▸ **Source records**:
>>>
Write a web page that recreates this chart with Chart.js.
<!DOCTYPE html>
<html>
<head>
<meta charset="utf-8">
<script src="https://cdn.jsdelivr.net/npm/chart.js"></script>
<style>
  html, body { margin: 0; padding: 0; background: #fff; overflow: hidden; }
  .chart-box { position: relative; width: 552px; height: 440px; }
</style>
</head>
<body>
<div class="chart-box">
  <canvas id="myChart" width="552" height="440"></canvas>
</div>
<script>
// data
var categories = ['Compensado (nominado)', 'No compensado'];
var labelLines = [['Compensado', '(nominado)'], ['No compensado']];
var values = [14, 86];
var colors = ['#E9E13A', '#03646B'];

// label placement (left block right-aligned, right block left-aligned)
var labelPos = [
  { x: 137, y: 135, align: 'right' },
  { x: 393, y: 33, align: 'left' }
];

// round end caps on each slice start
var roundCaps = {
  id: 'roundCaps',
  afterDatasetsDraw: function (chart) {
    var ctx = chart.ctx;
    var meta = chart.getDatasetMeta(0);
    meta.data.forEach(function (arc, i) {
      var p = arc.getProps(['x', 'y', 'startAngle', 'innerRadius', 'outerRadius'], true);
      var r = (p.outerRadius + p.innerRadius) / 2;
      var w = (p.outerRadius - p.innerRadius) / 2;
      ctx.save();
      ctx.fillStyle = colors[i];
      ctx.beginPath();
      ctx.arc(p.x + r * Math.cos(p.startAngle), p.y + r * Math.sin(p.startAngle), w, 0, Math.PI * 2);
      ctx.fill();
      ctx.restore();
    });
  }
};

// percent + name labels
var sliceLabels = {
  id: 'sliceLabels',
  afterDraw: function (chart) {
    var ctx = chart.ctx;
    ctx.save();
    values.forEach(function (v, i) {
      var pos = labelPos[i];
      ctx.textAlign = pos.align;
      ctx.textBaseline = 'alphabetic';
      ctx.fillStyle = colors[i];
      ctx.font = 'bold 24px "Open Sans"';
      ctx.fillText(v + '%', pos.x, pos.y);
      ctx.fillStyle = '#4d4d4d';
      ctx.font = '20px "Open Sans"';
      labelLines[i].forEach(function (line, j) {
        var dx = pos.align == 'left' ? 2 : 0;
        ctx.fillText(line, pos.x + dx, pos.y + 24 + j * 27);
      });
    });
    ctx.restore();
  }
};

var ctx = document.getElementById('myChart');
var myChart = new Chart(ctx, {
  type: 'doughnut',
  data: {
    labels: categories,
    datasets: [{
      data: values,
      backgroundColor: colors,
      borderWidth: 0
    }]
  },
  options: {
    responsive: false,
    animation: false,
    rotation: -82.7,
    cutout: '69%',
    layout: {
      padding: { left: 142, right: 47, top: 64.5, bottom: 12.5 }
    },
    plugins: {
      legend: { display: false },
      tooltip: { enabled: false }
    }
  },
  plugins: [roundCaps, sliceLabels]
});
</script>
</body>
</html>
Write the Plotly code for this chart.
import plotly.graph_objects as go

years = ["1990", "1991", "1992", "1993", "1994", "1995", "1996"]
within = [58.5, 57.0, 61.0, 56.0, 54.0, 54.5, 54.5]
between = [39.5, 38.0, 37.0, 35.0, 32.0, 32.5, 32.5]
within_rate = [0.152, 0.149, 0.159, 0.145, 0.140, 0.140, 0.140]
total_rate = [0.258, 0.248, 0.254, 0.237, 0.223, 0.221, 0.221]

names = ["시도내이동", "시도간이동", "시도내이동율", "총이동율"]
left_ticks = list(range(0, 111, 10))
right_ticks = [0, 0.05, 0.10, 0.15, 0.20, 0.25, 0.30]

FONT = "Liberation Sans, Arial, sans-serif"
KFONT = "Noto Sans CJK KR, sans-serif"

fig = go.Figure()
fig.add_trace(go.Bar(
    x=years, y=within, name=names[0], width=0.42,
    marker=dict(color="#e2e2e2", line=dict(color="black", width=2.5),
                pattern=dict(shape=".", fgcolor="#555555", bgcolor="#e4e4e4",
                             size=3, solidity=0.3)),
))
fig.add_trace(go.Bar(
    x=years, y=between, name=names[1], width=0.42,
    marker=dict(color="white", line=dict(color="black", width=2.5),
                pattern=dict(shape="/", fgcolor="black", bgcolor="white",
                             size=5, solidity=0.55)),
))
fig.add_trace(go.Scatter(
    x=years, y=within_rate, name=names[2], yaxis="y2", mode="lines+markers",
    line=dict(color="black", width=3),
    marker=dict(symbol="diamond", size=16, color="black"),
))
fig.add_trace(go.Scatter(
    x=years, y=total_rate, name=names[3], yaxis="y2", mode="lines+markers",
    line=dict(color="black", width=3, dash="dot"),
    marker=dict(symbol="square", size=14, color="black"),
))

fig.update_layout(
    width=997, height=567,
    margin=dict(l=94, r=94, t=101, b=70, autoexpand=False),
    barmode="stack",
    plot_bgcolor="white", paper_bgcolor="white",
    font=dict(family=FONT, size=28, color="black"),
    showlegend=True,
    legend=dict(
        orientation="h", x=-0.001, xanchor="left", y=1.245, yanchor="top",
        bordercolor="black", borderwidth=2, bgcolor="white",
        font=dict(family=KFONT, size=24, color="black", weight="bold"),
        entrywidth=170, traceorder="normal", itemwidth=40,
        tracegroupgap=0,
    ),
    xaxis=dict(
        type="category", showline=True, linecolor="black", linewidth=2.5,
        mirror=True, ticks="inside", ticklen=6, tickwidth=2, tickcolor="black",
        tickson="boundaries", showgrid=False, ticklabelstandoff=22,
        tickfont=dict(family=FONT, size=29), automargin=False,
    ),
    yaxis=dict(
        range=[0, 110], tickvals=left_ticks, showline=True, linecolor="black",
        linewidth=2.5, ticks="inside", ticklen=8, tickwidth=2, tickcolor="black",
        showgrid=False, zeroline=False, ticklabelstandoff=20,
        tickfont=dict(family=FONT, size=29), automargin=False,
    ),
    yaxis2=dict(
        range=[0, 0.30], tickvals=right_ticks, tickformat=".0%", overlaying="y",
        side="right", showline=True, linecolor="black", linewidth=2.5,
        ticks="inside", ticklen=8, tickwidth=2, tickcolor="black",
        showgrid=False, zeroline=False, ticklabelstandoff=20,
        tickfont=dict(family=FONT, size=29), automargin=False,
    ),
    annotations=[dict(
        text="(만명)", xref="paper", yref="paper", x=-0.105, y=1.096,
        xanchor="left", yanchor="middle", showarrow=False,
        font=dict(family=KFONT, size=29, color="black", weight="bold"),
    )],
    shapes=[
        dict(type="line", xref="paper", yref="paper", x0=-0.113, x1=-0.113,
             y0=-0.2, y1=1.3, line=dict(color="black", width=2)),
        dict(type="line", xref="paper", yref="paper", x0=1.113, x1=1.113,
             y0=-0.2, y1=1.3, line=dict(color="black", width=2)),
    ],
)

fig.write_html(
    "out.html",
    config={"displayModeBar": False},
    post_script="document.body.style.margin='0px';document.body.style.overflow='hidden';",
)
<<<
>>>
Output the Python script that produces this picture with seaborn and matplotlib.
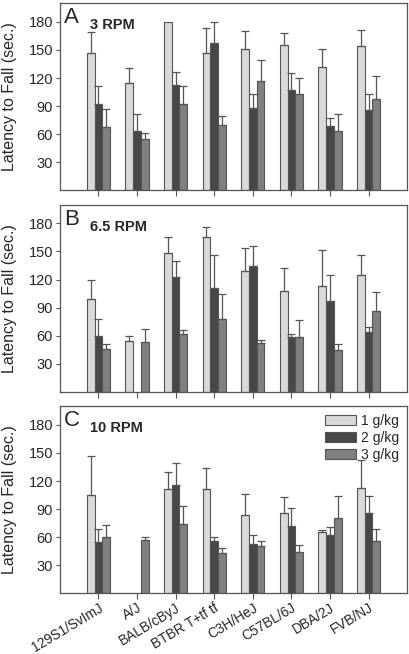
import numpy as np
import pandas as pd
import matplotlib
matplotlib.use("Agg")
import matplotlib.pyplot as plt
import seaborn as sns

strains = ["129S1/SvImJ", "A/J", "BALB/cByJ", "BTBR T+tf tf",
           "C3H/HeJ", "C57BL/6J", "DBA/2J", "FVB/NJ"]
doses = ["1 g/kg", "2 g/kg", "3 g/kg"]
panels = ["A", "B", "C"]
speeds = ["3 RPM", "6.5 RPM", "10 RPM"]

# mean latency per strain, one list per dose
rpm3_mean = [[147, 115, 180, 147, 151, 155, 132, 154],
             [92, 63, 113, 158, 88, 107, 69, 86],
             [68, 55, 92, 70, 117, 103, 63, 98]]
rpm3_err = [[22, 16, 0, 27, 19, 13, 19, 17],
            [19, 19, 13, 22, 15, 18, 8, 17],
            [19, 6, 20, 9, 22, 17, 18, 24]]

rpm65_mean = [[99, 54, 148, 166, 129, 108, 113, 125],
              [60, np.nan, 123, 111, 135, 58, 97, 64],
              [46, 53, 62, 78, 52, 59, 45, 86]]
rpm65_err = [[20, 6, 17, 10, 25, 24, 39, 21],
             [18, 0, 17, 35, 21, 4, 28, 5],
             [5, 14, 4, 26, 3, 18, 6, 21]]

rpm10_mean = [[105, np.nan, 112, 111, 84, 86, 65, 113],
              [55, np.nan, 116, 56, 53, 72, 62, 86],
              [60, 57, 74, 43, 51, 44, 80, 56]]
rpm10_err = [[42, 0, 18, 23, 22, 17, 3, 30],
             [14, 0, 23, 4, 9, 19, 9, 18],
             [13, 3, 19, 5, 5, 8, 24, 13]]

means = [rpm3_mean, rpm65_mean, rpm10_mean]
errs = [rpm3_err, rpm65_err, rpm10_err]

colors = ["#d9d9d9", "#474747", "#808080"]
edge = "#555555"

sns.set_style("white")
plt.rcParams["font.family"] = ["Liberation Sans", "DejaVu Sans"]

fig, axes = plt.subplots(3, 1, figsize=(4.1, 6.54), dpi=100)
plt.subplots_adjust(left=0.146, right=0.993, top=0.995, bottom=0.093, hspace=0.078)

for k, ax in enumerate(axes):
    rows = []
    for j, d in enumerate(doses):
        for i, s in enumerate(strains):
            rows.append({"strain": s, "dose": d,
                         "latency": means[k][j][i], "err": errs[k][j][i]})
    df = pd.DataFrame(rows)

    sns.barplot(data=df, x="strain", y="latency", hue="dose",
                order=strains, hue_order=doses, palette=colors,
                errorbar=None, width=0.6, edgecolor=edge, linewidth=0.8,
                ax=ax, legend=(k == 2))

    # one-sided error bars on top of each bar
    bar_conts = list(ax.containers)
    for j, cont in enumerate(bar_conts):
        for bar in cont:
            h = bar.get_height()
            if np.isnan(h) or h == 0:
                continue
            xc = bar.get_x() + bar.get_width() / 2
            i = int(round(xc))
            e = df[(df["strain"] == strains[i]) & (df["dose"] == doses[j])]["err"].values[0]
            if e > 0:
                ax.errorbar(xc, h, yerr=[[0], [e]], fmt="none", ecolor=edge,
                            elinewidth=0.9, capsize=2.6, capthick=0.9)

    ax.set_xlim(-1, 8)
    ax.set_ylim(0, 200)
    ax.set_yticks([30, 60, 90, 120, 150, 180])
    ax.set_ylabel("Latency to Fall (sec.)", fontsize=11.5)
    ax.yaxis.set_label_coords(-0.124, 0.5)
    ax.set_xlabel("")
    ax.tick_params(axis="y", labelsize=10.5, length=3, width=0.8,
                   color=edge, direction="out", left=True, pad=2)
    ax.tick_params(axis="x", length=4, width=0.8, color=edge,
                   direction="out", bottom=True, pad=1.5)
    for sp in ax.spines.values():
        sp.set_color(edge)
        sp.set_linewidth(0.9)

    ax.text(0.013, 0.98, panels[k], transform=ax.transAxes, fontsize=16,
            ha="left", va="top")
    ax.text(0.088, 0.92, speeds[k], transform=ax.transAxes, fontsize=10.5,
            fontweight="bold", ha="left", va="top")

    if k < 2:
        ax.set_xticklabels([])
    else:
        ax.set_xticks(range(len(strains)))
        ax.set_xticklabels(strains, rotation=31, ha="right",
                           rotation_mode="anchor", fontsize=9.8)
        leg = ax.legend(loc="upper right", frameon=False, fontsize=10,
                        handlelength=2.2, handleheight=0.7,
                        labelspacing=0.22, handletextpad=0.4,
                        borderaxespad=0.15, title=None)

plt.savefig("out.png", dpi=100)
<<<
▸ **Instruction**:
Print everything from the line with "Output the Python" down to the line with "ax=ax, legend=(k == 2))" in the entries above, both lines included and nothing more, without the pictures.

▸ **Solved problem**:
Output the Python script that produces this picture with seaborn and matplotlib.
import numpy as np
import pandas as pd
import matplotlib
matplotlib.use("Agg")
import matplotlib.pyplot as plt
import seaborn as sns

strains = ["129S1/SvImJ", "A/J", "BALB/cByJ", "BTBR T+tf tf",
           "C3H/HeJ", "C57BL/6J", "DBA/2J", "FVB/NJ"]
doses = ["1 g/kg", "2 g/kg", "3 g/kg"]
panels = ["A", "B", "C"]
speeds = ["3 RPM", "6.5 RPM", "10 RPM"]

# mean latency per strain, one list per dose
rpm3_mean = [[147, 115, 180, 147, 151, 155, 132, 154],
             [92, 63, 113, 158, 88, 107, 69, 86],
             [68, 55, 92, 70, 117, 103, 63, 98]]
rpm3_err = [[22, 16, 0, 27, 19, 13, 19, 17],
            [19, 19, 13, 22, 15, 18, 8, 17],
            [19, 6, 20, 9, 22, 17, 18, 24]]

rpm65_mean = [[99, 54, 148, 166, 129, 108, 113, 125],
              [60, np.nan, 123, 111, 135, 58, 97, 64],
              [46, 53, 62, 78, 52, 59, 45, 86]]
rpm65_err = [[20, 6, 17, 10, 25, 24, 39, 21],
             [18, 0, 17, 35, 21, 4, 28, 5],
             [5, 14, 4, 26, 3, 18, 6, 21]]

rpm10_mean = [[105, np.nan, 112, 111, 84, 86, 65, 113],
              [55, np.nan, 116, 56, 53, 72, 62, 86],
              [60, 57, 74, 43, 51, 44, 80, 56]]
rpm10_err = [[42, 0, 18, 23, 22, 17, 3, 30],
             [14, 0, 23, 4, 9, 19, 9, 18],
             [13, 3, 19, 5, 5, 8, 24, 13]]

means = [rpm3_mean, rpm65_mean, rpm10_mean]
errs = [rpm3_err, rpm65_err, rpm10_err]

colors = ["#d9d9d9", "#474747", "#808080"]
edge = "#555555"

sns.set_style("white")
plt.rcParams["font.family"] = ["Liberation Sans", "DejaVu Sans"]

fig, axes = plt.subplots(3, 1, figsize=(4.1, 6.54), dpi=100)
plt.subplots_adjust(left=0.146, right=0.993, top=0.995, bottom=0.093, hspace=0.078)

for k, ax in enumerate(axes):
    rows = []
    for j, d in enumerate(doses):
        for i, s in enumerate(strains):
            rows.append({"strain": s, "dose": d,
                         "latency": means[k][j][i], "err": errs[k][j][i]})
    df = pd.DataFrame(rows)

    sns.barplot(data=df, x="strain", y="latency", hue="dose",
                order=strains, hue_order=doses, palette=colors,
                errorbar=None, width=0.6, edgecolor=edge, linewidth=0.8,
                ax=ax, legend=(k == 2))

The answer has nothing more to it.